The 45th Space Wing helped successfully launch the fourth Mobile User Objective System satellite aboard a United Launch Alliance Atlas V rocket Sept. 2, 2015, from Cape Canaveral Air Force Station, Fla. The Navy-delivered MUOS is a next-generation narrowband tactical satellite communications system, built by Lockheed Martin and designed to significantly improve ground communications for U.S. forces on the move. (United Launch Alliance courtesy photo)

The 45th Space Wing helped successfully launch the fourth Mobile User Objective System satellite aboard a United Launch Alliance Atlas V rocket Sept. 2, 2015, from Cape Canaveral Air Force Station, Fla. The Navy-delivered MUOS is a next-generation narrowband tactical satellite communications system, built by Lockheed Martin and designed to significantly improve ground communications for U.S. forces on the move. (United Launch Alliance courtesy photo)

CAPE CANAVERAL AIR FORCE STATION, Fla. (AFNS) -- The 45th Space Wing helped successfully launch the fourth Mobile User Objective System satellite aboard a United Launch Alliance Atlas V rocket Sept. 2.

"Here at the 45th we measure success one launch at a time," said Brig. Gen. Wayne Monteith, the 45th SW commander. "With this being my first launch as the 45th SW commander, I can tell you the road to achieving that success is no small task. It takes a blended team of military, civilian and contracted professionals driving toward the same objective of getting that rocket into space. I am proud of the hard work our team put into today's launch and it goes without saying that there's nothing more exciting than being a part of a team that provides assured access to space ... that's our charge. We did it today, we'll do it tomorrow and there's nothing quite like it."

The Navy-delivered MUOS is a next-generation narrowband tactical satellite communications system, built by Lockheed Martin, designed to significantly improve ground communications for U.S. forces on the move. The system will undergo multiservice operational test and evaluation beginning in December and will achieve full operational capability in 2017.

According to the Navy's Communications Satellite Program Office, MUOS works like a smartphone network in space, vastly improving secure satellite communications for mobile U.S. forces. MUOS provides users a global, on-demand, beyond line of sight capability to transmit and receive high-quality voice and mission data on a high-speed Internet Protocol-based system.

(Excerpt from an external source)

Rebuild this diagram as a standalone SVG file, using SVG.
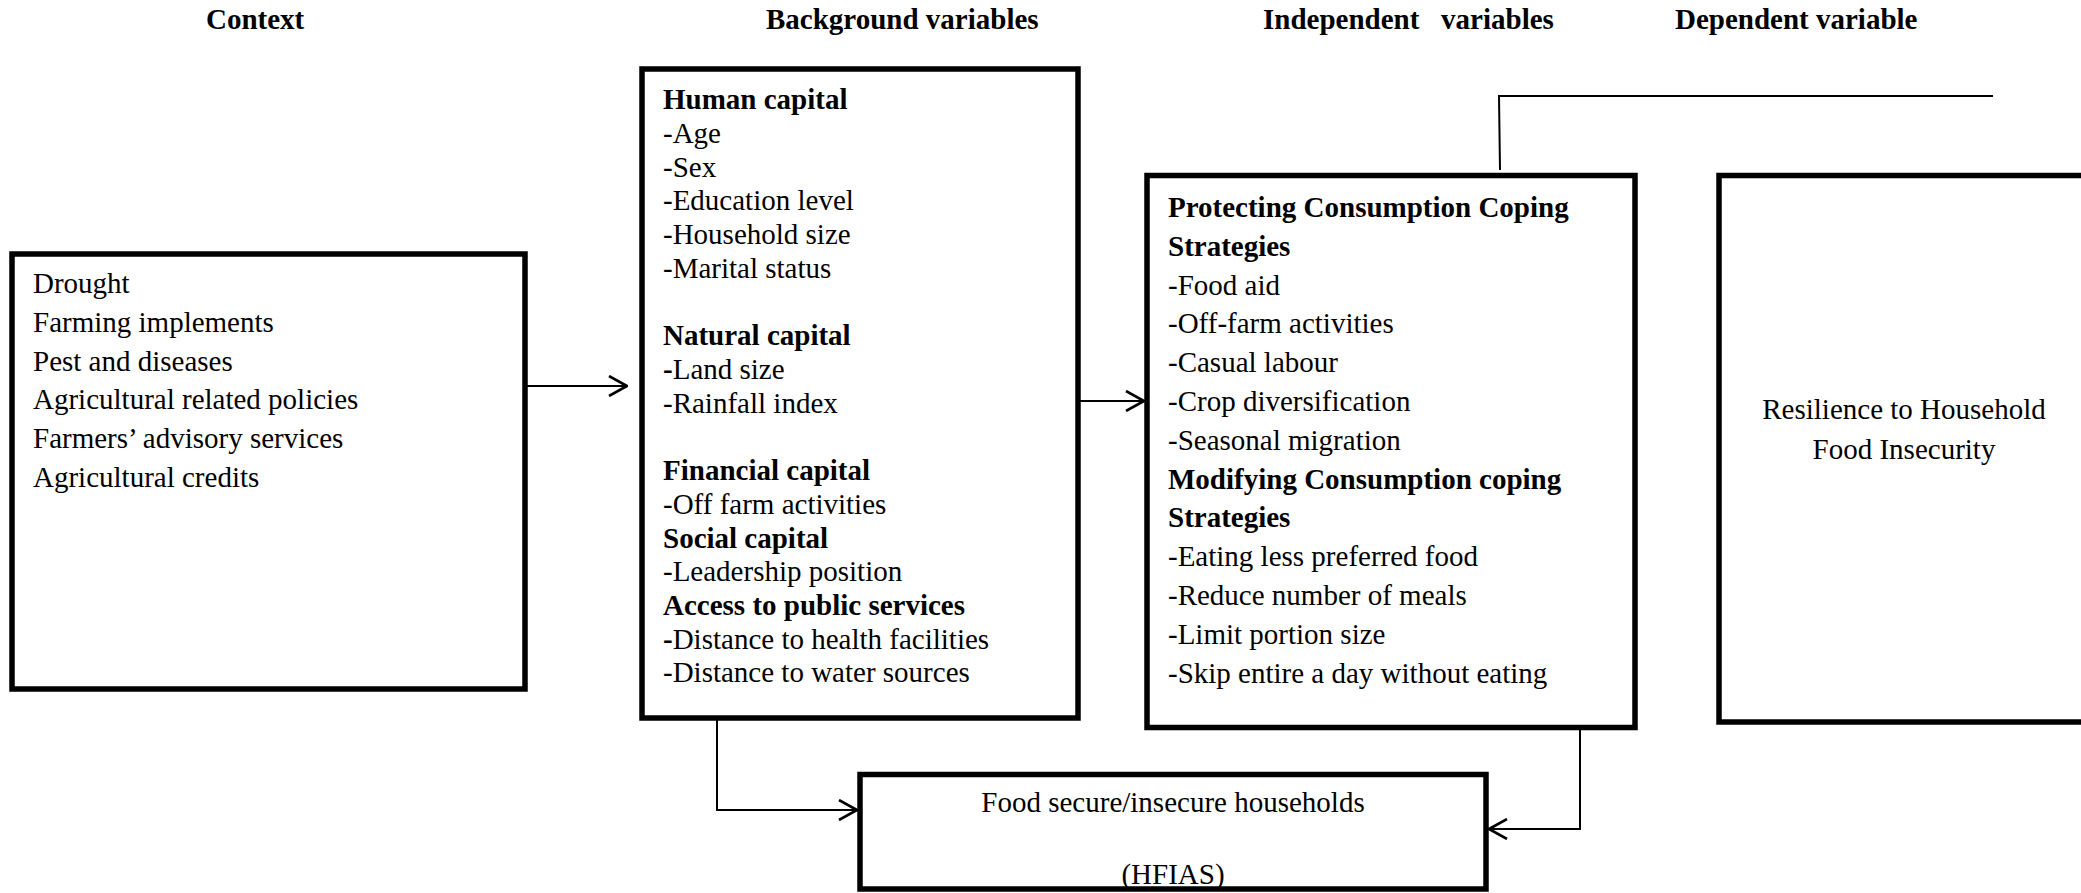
<svg xmlns="http://www.w3.org/2000/svg" width="2081" height="893" viewBox="0 0 2081 893">
<style>
text{font-family:"Liberation Serif","Times New Roman",serif;font-size:29px;fill:#000}
.h{font-weight:bold}
.b{font-weight:bold}
.box{fill:#fff;stroke:#000;stroke-width:5.5}
.ln{fill:none;stroke:#000;stroke-width:2}
</style>
<defs>
<marker id="ah" viewBox="0 0 20 22" refX="19" refY="11" markerWidth="20" markerHeight="22" markerUnits="userSpaceOnUse" orient="auto">
<path d="M1,1 L19,11 L1,21" fill="none" stroke="#000" stroke-width="2.6"/>
</marker>
</defs>
<rect width="2081" height="893" fill="#fff"/>
<g id="headers">
<text class="h" x="206" y="29">Context</text>
<text class="h" x="766" y="29">Background variables</text>
<text class="h" x="1263" y="29" xml:space="preserve">Independent   variables</text>
<text class="h" x="1675" y="29">Dependent variable</text>
</g>
<g id="context">
<rect class="box" x="12" y="254" width="513" height="435"/>
<text x="33" y="293">Drought</text>
<text x="33" y="331.8">Farming implements</text>
<text x="33" y="370.6">Pest and diseases</text>
<text x="33" y="409.4">Agricultural related policies</text>
<text x="33" y="448.2">Farmers’ advisory services</text>
<text x="33" y="487">Agricultural credits</text>
</g>
<g id="background">
<rect class="box" x="642" y="69" width="436" height="649"/>
<text class="b" x="663" y="109">Human capital</text>
<text x="663" y="142.7">-Age</text>
<text x="663" y="176.5">-Sex</text>
<text x="663" y="210.2">-Education level</text>
<text x="663" y="243.9">-Household size</text>
<text x="663" y="277.7">-Marital status</text>
<text class="b" x="663" y="345.1">Natural capital</text>
<text x="663" y="378.8"><tspan class="b">-</tspan>Land size</text>
<text x="663" y="412.6">-Rainfall index</text>
<text class="b" x="663" y="480">Financial capital</text>
<text x="663" y="513.8">-Off farm activities</text>
<text class="b" x="663" y="547.5">Social capital</text>
<text x="663" y="581.2">-Leadership position</text>
<text class="b" x="663" y="615">Access to public services</text>
<text x="663" y="648.7"><tspan class="b">-</tspan>Distance to health facilities</text>
<text x="663" y="682.4">-Distance to water sources</text>
</g>
<g id="independent">
<rect class="box" x="1147" y="175.5" width="488" height="552"/>
<text class="b" x="1168" y="217">Protecting Consumption Coping</text>
<text class="b" x="1168" y="255.8">Strategies</text>
<text x="1168" y="294.6">-Food aid</text>
<text x="1168" y="333.4">-Off-farm activities</text>
<text x="1168" y="372.2">-Casual labour</text>
<text x="1168" y="411">-Crop diversification</text>
<text x="1168" y="449.8">-Seasonal migration</text>
<text class="b" x="1168" y="488.6">Modifying Consumption coping</text>
<text class="b" x="1168" y="527.4">Strategies</text>
<text x="1168" y="566.2">-Eating less preferred food</text>
<text x="1168" y="605">-Reduce number of meals</text>
<text x="1168" y="643.8">-Limit portion size</text>
<text x="1168" y="682.6">-Skip entire a day without eating</text>
</g>
<g id="dependent">
<rect class="box" x="1719" y="175.5" width="372" height="546.5"/>
<text x="1904" y="419" text-anchor="middle">Resilience to Household</text>
<text x="1904" y="459" text-anchor="middle">Food Insecurity</text>
</g>
<g id="outcome">
<rect class="box" x="860" y="774.5" width="626" height="114.5"/>
<text x="1173" y="812" text-anchor="middle">Food secure/insecure households</text>
<text x="1173" y="884" text-anchor="middle">(HFIAS)</text>
</g>
<g id="connectors">
<line class="ln" x1="527" y1="386" x2="627" y2="386" marker-end="url(#ah)"/>
<line class="ln" x1="1080" y1="401" x2="1144" y2="401" marker-end="url(#ah)"/>
<polyline class="ln" points="717,720 717,810 857,810" marker-end="url(#ah)"/>
<polyline class="ln" points="1580,730 1580,829 1489,829" marker-end="url(#ah)"/>
<polyline class="ln" points="1500,170 1499,96 1993,96"/>
</g>
</svg>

"Delivery of this fourth satellite for the U.S. Navy completes the initial MUOS constellation and provides near-global coverage for the network," said Iris Bombelyn, the vice president of narrowband communications at Lockheed Martin. "For our mobile forces, that means for the first time they will be able to have secure, high-fidelity voice conversations, networked team calls and data exchange, including video, with anyone around the world connected with a MUOS terminal."

MUOS is supported by the Army's project manager for tactical radios. According to the U.S. Army, MUOS will use Earth-orbiting satellites as the equivalent of cellphone towers in space and will connect U.S. forces on ships, in submarines, aircraft and vehicles. It provides the vital link between troops in advanced positions or remote areas and the rest of the Defense Department military global network.

Prior to the successful launch of the fourth MUOS, the 45th SW supported the first, second and third MUOS launches respectively in 2012, 2013 and 2015 from Cape Canaveral Air Station.